Agnese Caglio, Jeanette Landgrebe, Trine Heinemann, Dennis Day, Johannes Wagner, and Kristian Mortensen

At the ALAPP conference in autumn 2014, the SOIL project organized a panel on Post-Its and works on a special issue of a journal to document the panel.

In design workshops and similar activities, ideas and keywords are recorded continuously on Post-Its and the small colored notes are placed visibly for others in the environment, moved around, merged and combined with other Post-Its and objects and also with other small texts on whiteboards or flipcharts. As texts are Post-Its interesting because they in themselves are no more than a keywords (‘pointers’) that refer to complex meanings and ideas that participants have formulated during the process.
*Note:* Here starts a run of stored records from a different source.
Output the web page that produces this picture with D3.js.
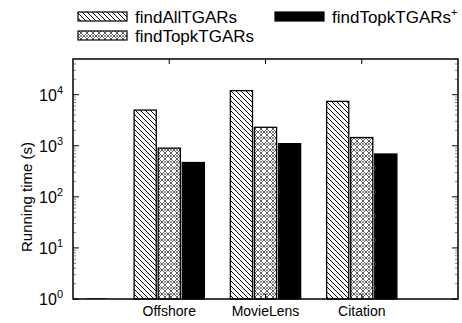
<!DOCTYPE html>
<html>
<head>
<meta charset="utf-8">
<script src="https://cdn.jsdelivr.net/npm/d3@7"></script>
<style>
  body { margin: 0; background: #fff; }
  text { font-family: "Liberation Sans", Arial, sans-serif; fill: #000; }
</style>
</head>
<body>
<div id="grafico"></div>
<script>
const categorias = ["Offshore", "MovieLens", "Citation"];
const findAll = [5000, 12000, 7400];
const findTopk = [900, 2300, 1450];
const findTopkPlus = [470, 1100, 690];
const ticksY = [1, 10, 100, 1000, 10000];

const largura = 462, altura = 323;
const svg = d3.select("#grafico").append("svg")
    .attr("width", largura).attr("height", altura);

// padroes de preenchimento
const defs = svg.append("defs");
const hatch = defs.append("pattern").attr("id", "hatch")
    .attr("patternUnits", "userSpaceOnUse").attr("width", 5).attr("height", 5);
hatch.append("path").attr("d", "M-1,-1L6,6M-1,4L1,6M4,-1L6,1")
    .attr("stroke", "#000").attr("stroke-width", 1);
const cross = defs.append("pattern").attr("id", "cross")
    .attr("patternUnits", "userSpaceOnUse").attr("width", 6).attr("height", 6);
cross.append("path").attr("d", "M0,0L6,6M6,0L0,6")
    .attr("stroke", "#333").attr("stroke-width", 0.8);
cross.append("circle").attr("cx", 3).attr("cy", 0).attr("r", 0.8).attr("fill", "#000");
cross.append("circle").attr("cx", 3).attr("cy", 6).attr("r", 0.8).attr("fill", "#000");

const x = d3.scaleLinear().domain([0, 4]).range([73, 458]);
const y = d3.scaleLog().domain([1, 5e4]).range([299, 59]);

const dados = [
    { nome: "findAllTGARs", valores: findAll, fill: "url(#hatch)" },
    { nome: "findTopkTGARs", valores: findTopk, fill: "url(#cross)" },
    { nome: "findTopkTGARs+", valores: findTopkPlus, fill: "#000" }
];

// linha cinza no canto (resto de barra)
svg.append("line").attr("x1", 86).attr("x2", 107).attr("y1", 298.5).attr("y2", 298.5)
    .attr("stroke", "#999").attr("stroke-width", 1.2);

// barras
dados.forEach((s, si) => {
    svg.selectAll(".bar" + si)
        .data(s.valores)
        .enter().append("rect")
        .attr("x", (d, i) => x(i + 1 + (si - 1) * 0.25 - 0.115))
        .attr("width", x(0.23) - x(0))
        .attr("y", d => y(d))
        .attr("height", d => y(1) - y(d))
        .attr("fill", s.fill)
        .attr("stroke", "#000")
        .attr("stroke-width", 1.3);
});

// moldura
svg.append("rect").attr("x", 73).attr("y", 59).attr("width", 385).attr("height", 240)
    .attr("fill", "none").attr("stroke", "#000").attr("stroke-width", 1.5);

// ticks do eixo y (maiores e menores)
const menores = [];
ticksY.forEach(t => { for (let k = 2; k <= 9; k++) if (t * k < 5e4) menores.push(t * k); });
[x(0), x(4)].forEach((px, lado) => {
    const dir = lado === 0 ? 1 : -1;
    svg.selectAll(null).data(ticksY).enter().append("line")
        .attr("x1", px).attr("x2", px + dir * 6)
        .attr("y1", d => y(d)).attr("y2", d => y(d))
        .attr("stroke", "#000").attr("stroke-width", 1);
    svg.selectAll(null).data(menores).enter().append("line")
        .attr("x1", px).attr("x2", px + dir * 3)
        .attr("y1", d => y(d)).attr("y2", d => y(d))
        .attr("stroke", "#333").attr("stroke-width", 0.6);
});
// ticks do eixo x
[y(1), y(5e4)].forEach((py, lado) => {
    const dir = lado === 0 ? -1 : 1;
    svg.selectAll(null).data(categorias).enter().append("line")
        .attr("x1", (d, i) => x(i + 1)).attr("x2", (d, i) => x(i + 1))
        .attr("y1", py).attr("y2", py + dir * 5)
        .attr("stroke", "#000").attr("stroke-width", 1);
});

// rotulos do eixo y
const rot = svg.selectAll(".ylab").data(ticksY).enter().append("text")
    .attr("x", 63).attr("y", d => y(d) + 6)
    .attr("text-anchor", "end").style("font-size", "16px");
rot.append("tspan").text("10");
rot.append("tspan").attr("dy", -7).style("font-size", "11px").text(d => Math.round(Math.log10(d)));

// rotulos do eixo x
svg.selectAll(".xlab").data(categorias).enter().append("text")
    .attr("x", (d, i) => x(i + 1)).attr("y", 316)
    .attr("text-anchor", "middle").style("font-size", "14px")
    .text(d => d);

// titulo do eixo y
svg.append("text")
    .attr("transform", "translate(32,197) rotate(-90)")
    .attr("text-anchor", "middle").style("font-size", "15px")
    .text("Running time (s)");

// legenda
const legenda = [
    { x: 78, y: 12, fill: "url(#hatch)", nome: "findAllTGARs", sup: "" },
    { x: 78, y: 31, fill: "url(#cross)", nome: "findTopkTGARs", sup: "" },
    { x: 275, y: 12, fill: "#000", nome: "findTopkTGARs", sup: "+" }
];
legenda.forEach(l => {
    svg.append("rect").attr("x", l.x).attr("y", l.y).attr("width", 49).attr("height", 9)
        .attr("fill", l.fill).attr("stroke", "#000").attr("stroke-width", 1.2);
    const t = svg.append("text").attr("x", l.x + 57).attr("y", l.y + 10.5)
        .style("font-size", "17px");
    t.append("tspan").text(l.nome);
    if (l.sup) t.append("tspan").attr("dy", -7).style("font-size", "11px").text(l.sup);
});
</script>
</body>
</html>
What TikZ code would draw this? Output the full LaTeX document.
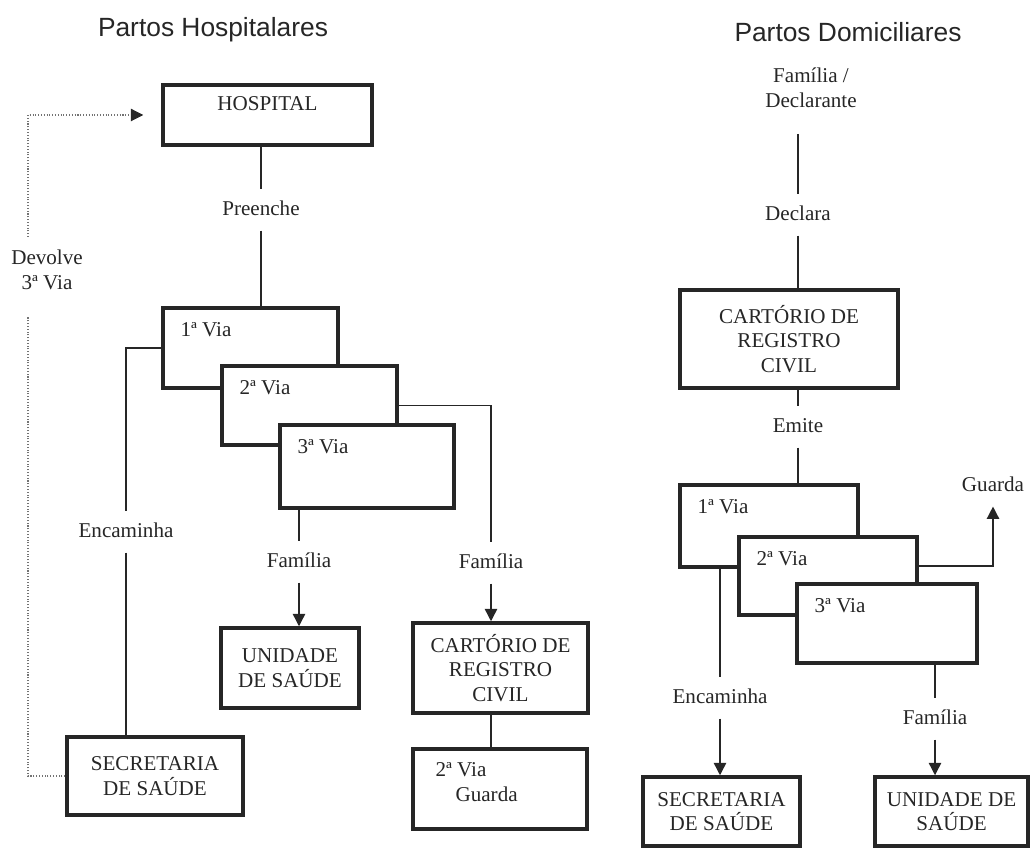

But how ‘sticky’ are these complex meanings when Post-Its move around? Where do Post-Its go when the workshop or the creative process is over? An interesting example was the exercise when our current department was formed. Post-Its, yarn and other materials were put up on a bulletin board over a period. The employees’ areas of interest were successively written on the board. The passers-by could highlight network relationships and comment structure with colored pens. After a period the activity was abandoned. There had been formed a snapshot of many employees’ academic interests which was interesting, informative, and consequential. When the material was taken down these material correlates of all these networks disappeared. The material had fulfilled its creative purpose.

At the panel papers by Caglio, Landgrebe & Heinemann, Day & Wagner, and Mortensen & Brouwer were presented. A special issue, to be edited by Dennis Day & Johannes Wagner is currently being prepared.